There was one poster explaining different words that might have been used for okra back there in Africa. I could have told them that the word for okra all over West Africa is 'goumbo,' no secret about it. You get to be my age, you learn to treasure these secrets to yourself.

Got a Haircut


We came to a barber shop after the party, and went inside and, surprise, I got a haircut. They talked in New Orleans accent patois, and my friend who lived in Vicksburg a while and got into gumbo cookery grilled the barber on cooking. They wanted to know what the Californians though of Obama, and they grudglingly allowed he might do better than the last guy. Barber was a white-haired ole guy, explained his gumbo secrets, told a dirty joke about a goat with his neck caught in barb-wire, and explained that he wouldn't eat possum ever since the cow died on his uncle's farm and when the kids went to look at it, and found three or four possums inside the cow.

Back up in tourist New Orleans, this was January, of course, we walked around, had the beignets mounded over with powdered sugar, had some good food, walked into a bar every now and then. Walked into one bar where the people were mellow and friendly but then my friend discovered a fish-bowl full of rubbers by the door and decided it was a gay bar and wanted to leave. Later that afternoon, I had to piss and went into a bar for the toilet, ordered a bourbon and water and looked up at the walls and there were these animated electronic placards of large throbbing penises all around.

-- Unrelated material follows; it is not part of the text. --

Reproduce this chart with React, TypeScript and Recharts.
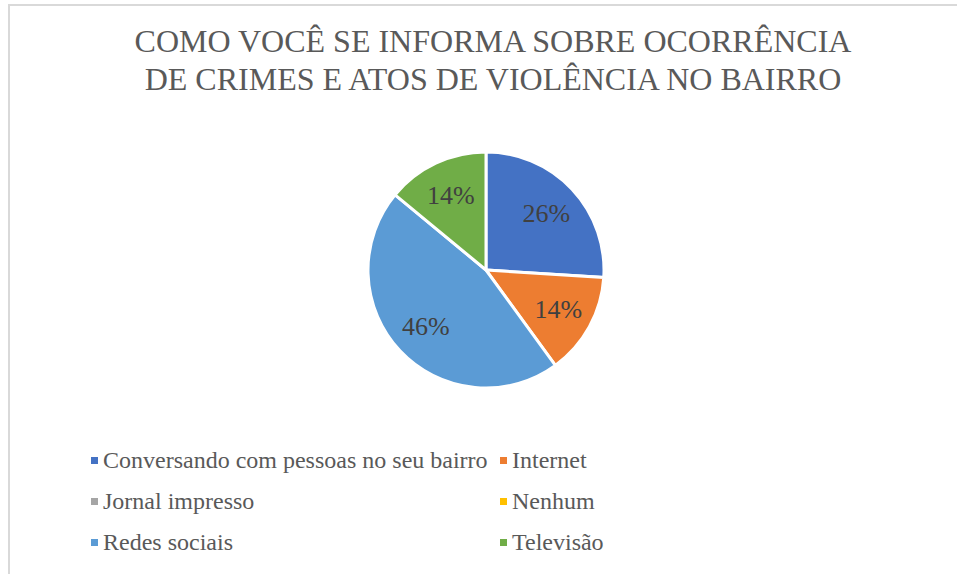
import { PieChart, Pie, Cell, Legend } from "recharts";

const categories = [
  "Conversando com pessoas no seu bairro",
  "Internet",
  "Jornal impresso",
  "Nenhum",
  "Redes sociais",
  "Televisão",
];
const values = [26, 14, 0, 0, 46, 14];
const colors = ["#4472c4", "#ed7d31", "#a5a5a5", "#ffc000", "#5b9bd5", "#70ad47"];

const titleLines = [
  "COMO VOCÊ SE INFORMA SOBRE OCORRÊNCIA",
  "DE CRIMES E ATOS DE VIOLÊNCIA NO BAIRRO",
];

const data = categories.map((name, i) => ({ name, value: values[i] }));

const RAD = Math.PI / 180;
const serif = "Liberation Serif";

function renderLabel(props: any) {
  const { cx, cy, midAngle, outerRadius, value } = props;
  if (!value) return null;
  const r = outerRadius * 0.7;
  const x = cx + r * Math.cos(-midAngle * RAD);
  const y = cy + r * Math.sin(-midAngle * RAD);
  return (
    <text
      x={x}
      y={y}
      fill="#404040"
      textAnchor="middle"
      dominantBaseline="central"
      fontFamily={serif}
      fontSize={26}
    >
      {`${value}%`}
    </text>
  );
}

function renderLegend() {
  const rows = [0, 2, 4];
  return (
    <div style={{ fontFamily: serif, fontSize: 24, color: "#595959" }}>
      {rows.map((r) => (
        <div key={r} style={{ display: "flex", height: 41, alignItems: "center" }}>
          {[r, r + 1].map((i) => (
            <div
              key={i}
              style={{
                display: "flex",
                alignItems: "center",
                width: i % 2 === 0 ? 409 : 200,
                whiteSpace: "nowrap",
              }}
            >
              <span
                style={{
                  display: "inline-block",
                  width: 7,
                  height: 7,
                  background: colors[i],
                  marginRight: 5,
                  flexShrink: 0,
                }}
              />
              {categories[i]}
            </div>
          ))}
        </div>
      ))}
    </div>
  );
}

export default function App() {
  return (
    <div
      style={{
        position: "absolute",
        left: 8,
        top: 4,
        width: 949,
        height: 570,
        borderLeft: "2px solid #d9d9d9",
        borderTop: "2px solid #d9d9d9",
        boxSizing: "border-box",
        background: "#fff",
      }}
    >
      <div
        style={{
          position: "absolute",
          left: 0,
          top: 16,
          width: 966,
          textAlign: "center",
          fontFamily: serif,
          fontSize: 32,
          lineHeight: "38px",
          color: "#595959",
          whiteSpace: "nowrap",
        }}
      >
        {titleLines.map((t) => (
          <div key={t}>{t}</div>
        ))}
      </div>
      <PieChart width={947} height={568} margin={{ top: 0, right: 0, bottom: 0, left: 0 }}>
        <Pie
          data={data}
          dataKey="value"
          nameKey="name"
          cx={476}
          cy={264}
          outerRadius={118}
          startAngle={90}
          endAngle={-270}
          stroke="#ffffff"
          strokeWidth={3}
          label={renderLabel}
          labelLine={false}
          isAnimationActive={false}
        >
          {data.map((d, i) => (
            <Cell key={d.name} fill={colors[i]} />
          ))}
        </Pie>
        <Legend
          content={renderLegend}
          wrapperStyle={{ position: "absolute", left: 81, top: 434, width: 700 }}
        />
      </PieChart>
    </div>
  );
}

I asked the bartender, who I noticed was wearing a frizzy purple fur vest and a necklace, is this a gay bar? And he said why, yes, it was. When I asked him, he explained the boundaries of the gay section, buy I was only thinking of a way to leave without seeming prejudiced against the queer life-style, and I didn't memorize anything.

We went to some famous new pork restaurant over in the warehouse district and it was pretty good. Not half so good as the next day, though, when we went to the Acme Oyster Bar for both lunch and dinner. Nothing fancy about those foods, just raw oysers and oyster dope you mixed up out of the condiments at the table. Oh, my, it was good.


What's left of New Orleans above flood line includes the French Quarter, which is where we were most of the time. We walked down Bourbon Street a bunch of times. Pretty tatty, although not enough vacationing Presbyterians had dropped by to leave puke on the street. I kept seeing these African masks from my own Africa home towns in the vooddoo stores. I'd go in and ask the shopgirls where they got the masks, because I used to have friends in the business, and they either didn't have a clue, or said it was some wholesaler in Ghana. They had fair copies from all over West Africa, but all they were using them as bait for the rubes.

Shaved Armpits


This guy I went with is about my age, bald with a frizz of white hair, a guy I used to work with, a kind of middle-American cornball whose wife is happy to let him travel on his own, and who gets a kick out of touristing. I went to France with him a few years back, and he marveled at the fact that the people didn't stink the way they're supposed to, and maybe the women even shaved their armpits.


So we're walking down Bourbon Street before it is even dark, and this babe about three feet away looks at him and pulls her shirt up and shows him her tits. This woman was unaffiliated with any bar or club, and I think she was just doing it because she thought that's what you're supposed to do when you go to Bourbon Street. She saw it on television, on 'Girls Gone Wild,' or something. Pretty tatty, as they say, but not unwelcome and no harm done. Nice tits, if the truth be known.

Never did walk down to see the drowned places. They were nearby, but I felt as if it would be getting off on someone else's misfortune, so didn't make it.

On the whole, New Orleans looks like a fairly convenable place, especially over the river in Algiers, but nowhere near as calm and clean as Philly. I'm thinking of motorcycling there next summer and cruising up through the other southern cities, only because the motorbike is easy on the gas and I can sleep on the ground, at least in the West. If I'm lucky I got another five to fifteen years before incapacity, and there might be a good American town to pass the five to fifteen years in.

Otherwise, I've been trying to work up an explanation of how there used to be a train station where you could take trains out of San Francisco. It's not coming together.

(Staff Writer Andrew Hamilton lives in northern California).